### Direction
Your task is to print exactly the lines from the line that contains "Recreate this image" through the line that contains "plt.rcParams['font.family'] = ['Lato', 'DejaVu", with pictures left out.
── Records for the task
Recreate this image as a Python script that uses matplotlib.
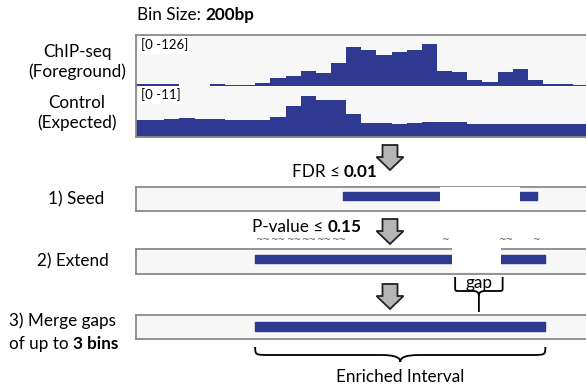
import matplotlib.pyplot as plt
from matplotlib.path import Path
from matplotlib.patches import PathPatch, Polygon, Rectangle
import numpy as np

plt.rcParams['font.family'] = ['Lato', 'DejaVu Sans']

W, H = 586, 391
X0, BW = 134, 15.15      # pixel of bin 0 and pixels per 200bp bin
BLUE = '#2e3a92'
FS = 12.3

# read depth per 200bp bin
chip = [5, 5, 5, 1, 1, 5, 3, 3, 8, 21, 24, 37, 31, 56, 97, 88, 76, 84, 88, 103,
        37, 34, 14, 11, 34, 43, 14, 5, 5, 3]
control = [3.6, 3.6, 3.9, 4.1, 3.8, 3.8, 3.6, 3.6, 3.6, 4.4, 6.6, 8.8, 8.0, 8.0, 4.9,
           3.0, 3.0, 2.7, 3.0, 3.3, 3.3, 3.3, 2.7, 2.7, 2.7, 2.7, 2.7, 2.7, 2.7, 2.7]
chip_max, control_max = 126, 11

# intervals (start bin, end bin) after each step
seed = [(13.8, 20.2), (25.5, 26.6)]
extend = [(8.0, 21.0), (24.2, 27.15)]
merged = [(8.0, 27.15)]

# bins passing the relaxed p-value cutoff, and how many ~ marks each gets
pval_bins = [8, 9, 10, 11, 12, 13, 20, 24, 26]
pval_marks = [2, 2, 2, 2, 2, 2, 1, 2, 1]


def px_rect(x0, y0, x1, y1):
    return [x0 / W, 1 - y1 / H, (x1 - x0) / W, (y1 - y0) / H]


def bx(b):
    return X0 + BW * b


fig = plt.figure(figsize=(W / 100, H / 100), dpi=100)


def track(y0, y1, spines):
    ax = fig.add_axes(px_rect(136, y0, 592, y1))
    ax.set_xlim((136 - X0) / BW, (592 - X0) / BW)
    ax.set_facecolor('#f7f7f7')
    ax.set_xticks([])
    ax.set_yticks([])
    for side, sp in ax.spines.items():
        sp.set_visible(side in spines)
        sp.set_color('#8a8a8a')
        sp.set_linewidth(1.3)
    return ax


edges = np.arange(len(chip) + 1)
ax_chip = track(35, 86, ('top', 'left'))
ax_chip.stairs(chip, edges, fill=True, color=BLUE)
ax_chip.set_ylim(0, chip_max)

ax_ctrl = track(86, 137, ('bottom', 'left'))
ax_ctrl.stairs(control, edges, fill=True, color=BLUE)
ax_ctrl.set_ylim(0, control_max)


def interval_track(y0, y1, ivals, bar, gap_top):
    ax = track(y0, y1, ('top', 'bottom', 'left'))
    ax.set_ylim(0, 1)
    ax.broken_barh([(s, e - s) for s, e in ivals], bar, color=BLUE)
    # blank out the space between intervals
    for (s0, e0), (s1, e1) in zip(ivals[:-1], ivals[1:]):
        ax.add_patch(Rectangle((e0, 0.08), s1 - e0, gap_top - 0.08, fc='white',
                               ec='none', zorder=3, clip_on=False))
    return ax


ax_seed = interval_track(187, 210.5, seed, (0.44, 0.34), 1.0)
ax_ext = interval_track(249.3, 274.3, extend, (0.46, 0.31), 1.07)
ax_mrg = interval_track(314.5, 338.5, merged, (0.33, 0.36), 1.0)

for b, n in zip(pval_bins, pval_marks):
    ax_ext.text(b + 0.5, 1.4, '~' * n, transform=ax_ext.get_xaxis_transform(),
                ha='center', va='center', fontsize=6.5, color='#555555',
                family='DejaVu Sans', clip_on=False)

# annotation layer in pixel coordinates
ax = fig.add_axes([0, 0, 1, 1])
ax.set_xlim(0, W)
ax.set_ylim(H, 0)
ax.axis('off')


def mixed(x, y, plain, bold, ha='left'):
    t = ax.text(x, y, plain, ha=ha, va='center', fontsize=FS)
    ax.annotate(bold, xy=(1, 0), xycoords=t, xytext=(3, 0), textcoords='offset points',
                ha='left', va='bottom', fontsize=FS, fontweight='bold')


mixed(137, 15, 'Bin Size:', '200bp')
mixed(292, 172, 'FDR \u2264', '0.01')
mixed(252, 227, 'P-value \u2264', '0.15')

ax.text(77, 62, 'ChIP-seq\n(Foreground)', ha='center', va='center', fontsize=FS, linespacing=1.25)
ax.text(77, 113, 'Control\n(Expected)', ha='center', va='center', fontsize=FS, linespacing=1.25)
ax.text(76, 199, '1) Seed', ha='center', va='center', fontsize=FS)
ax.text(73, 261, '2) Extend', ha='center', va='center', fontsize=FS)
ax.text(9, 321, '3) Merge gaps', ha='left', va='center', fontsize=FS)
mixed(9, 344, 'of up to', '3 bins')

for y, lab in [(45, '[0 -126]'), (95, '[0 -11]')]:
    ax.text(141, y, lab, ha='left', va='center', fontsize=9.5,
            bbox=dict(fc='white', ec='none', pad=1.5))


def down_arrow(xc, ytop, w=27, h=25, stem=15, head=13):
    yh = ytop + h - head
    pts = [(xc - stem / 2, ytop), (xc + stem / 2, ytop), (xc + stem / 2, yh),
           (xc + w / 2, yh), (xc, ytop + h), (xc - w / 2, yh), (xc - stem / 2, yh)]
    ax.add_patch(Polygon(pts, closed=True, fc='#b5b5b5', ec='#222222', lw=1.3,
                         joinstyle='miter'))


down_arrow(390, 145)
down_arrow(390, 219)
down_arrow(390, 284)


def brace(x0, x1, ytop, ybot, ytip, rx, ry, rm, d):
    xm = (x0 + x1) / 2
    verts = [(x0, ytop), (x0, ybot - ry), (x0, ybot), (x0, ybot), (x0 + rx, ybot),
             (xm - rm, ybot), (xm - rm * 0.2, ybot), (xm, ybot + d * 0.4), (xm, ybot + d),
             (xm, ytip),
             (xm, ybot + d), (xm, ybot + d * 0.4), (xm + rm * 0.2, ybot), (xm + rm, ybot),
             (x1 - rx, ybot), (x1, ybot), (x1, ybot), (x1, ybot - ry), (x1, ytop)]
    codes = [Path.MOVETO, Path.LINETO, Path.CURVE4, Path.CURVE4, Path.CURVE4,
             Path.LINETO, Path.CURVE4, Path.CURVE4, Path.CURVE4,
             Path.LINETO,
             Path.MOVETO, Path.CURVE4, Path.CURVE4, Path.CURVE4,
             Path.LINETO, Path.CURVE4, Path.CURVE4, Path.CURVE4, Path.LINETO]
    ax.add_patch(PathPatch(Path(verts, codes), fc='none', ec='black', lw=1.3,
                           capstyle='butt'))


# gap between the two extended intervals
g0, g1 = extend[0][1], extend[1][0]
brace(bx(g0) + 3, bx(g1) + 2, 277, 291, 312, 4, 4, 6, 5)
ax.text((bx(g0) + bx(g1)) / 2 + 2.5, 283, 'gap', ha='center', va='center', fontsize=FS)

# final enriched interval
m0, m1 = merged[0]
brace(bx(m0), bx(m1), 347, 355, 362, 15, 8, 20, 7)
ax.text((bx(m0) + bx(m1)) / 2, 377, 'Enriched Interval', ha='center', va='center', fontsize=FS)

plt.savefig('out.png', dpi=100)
────
── Records for the task
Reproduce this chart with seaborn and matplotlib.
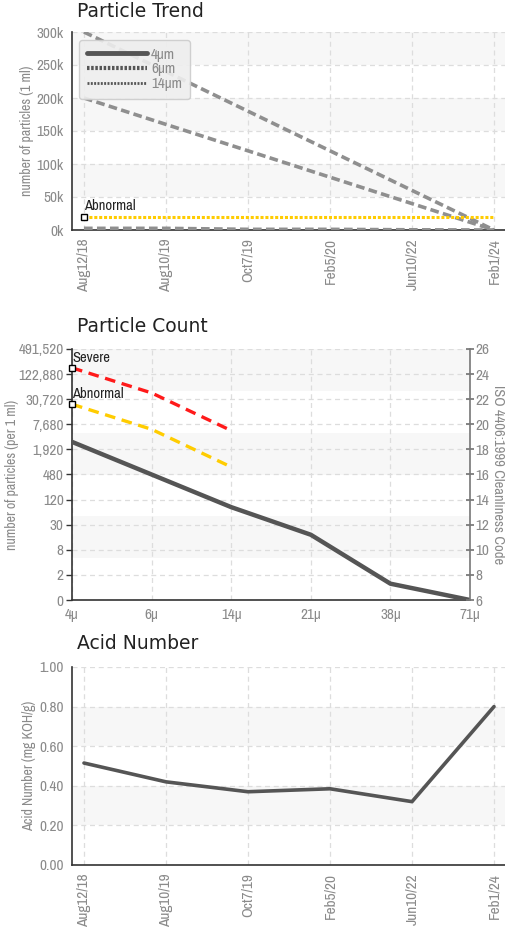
────
── Records for the task
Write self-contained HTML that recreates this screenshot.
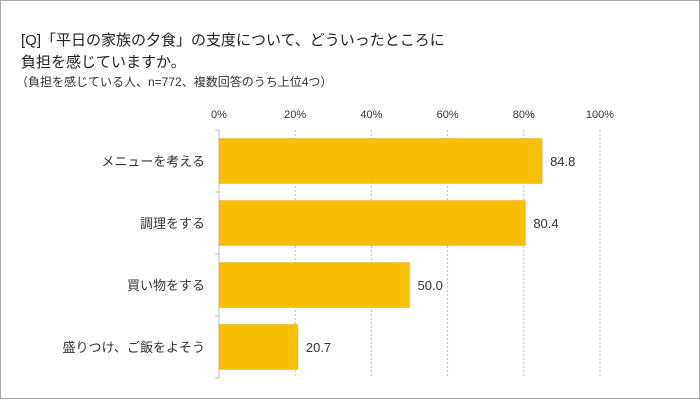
────
### Reply to the exercise
Recreate this image as a Python script that uses matplotlib.
import matplotlib.pyplot as plt
from matplotlib.path import Path
from matplotlib.patches import PathPatch, Polygon, Rectangle
import numpy as np

plt.rcParams['font.family'] = ['Lato', 'DejaVu Sans']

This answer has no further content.